While the marine aquarium trade, and specifically marine aquarium fisheries in source countries throughout the orange clownfish’s range, are data-poor, NMFS determined the threat of collection for the aquarium trade “has a low likelihood of having a significant effect on the species’ risk of extinction now or in the foreseeable future.”

While NMFS found that “[c]lownfish, specifically A. ocellaris and A. percula, are among the top five most imported and exported species of marine aquarium fish in the aquarium trade,” NMFS points out that many of the imported species are actually aquacultured fishes. According to the data collected during the course of the status review, NMFS determined that 80 percent of A. percula imports to the United States originated in the Philippines and Indonesia. The status review points out, however, that “these countries are outside the geographic range of A. percula, indicating that 80 percent or more of the imported individuals were likely propagated in captivity and not collected from the wild, or misidentified.”

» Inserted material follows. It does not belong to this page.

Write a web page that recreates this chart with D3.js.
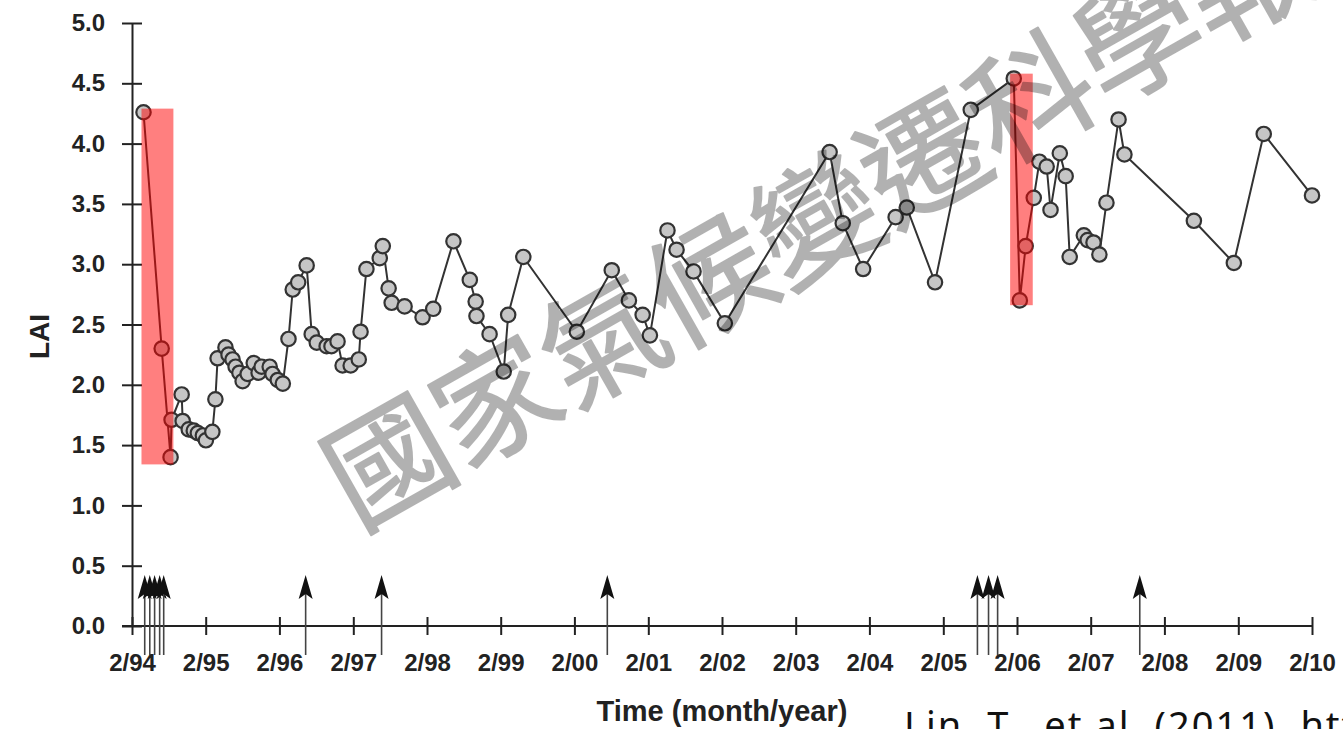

Total Aquarium Harvest Less than 0.0076 Percent of Wild Population

“If we extrapolate the U.S. import estimate [50-70 percent of aquarium reef fish in the global trade] to infer global wild harvest for the aquarium trade,” NMFS writes in the status review, “the number of globally traded wild A. percula in 2011 was likely closer to approximately 70,000-100,000 individuals, with as much as 80 percent potentially originating from aquaculture operations and not actually harvested from the wild (or misidentified if U.S. imports are considered representative of the global trade).” Based on their research, NMFS conservatively assumes 100,000 orange clownfish are harvested from the wild annually, saying this number is likely “a vast over-estimate.” Based on these estimates, fishing for the aquarium trade, according to the status review, probably represents far less than 0.0076 percent of the wild global population size of 13-18 million individual A. percula. As such, NMFS concludes:

Considering the estimated proportion of the population harvested annually, the principles of fisheries management and population growth, the ease and popularity of captive propagation of the species, and the apparent consumer preference for captively-reared fish for home aquaria, we have determined that overutilization due to collection for the aquarium trade has a low likelihood of contributing significantly to the extinction risk of the orange clownfish now or in the foreseeable future.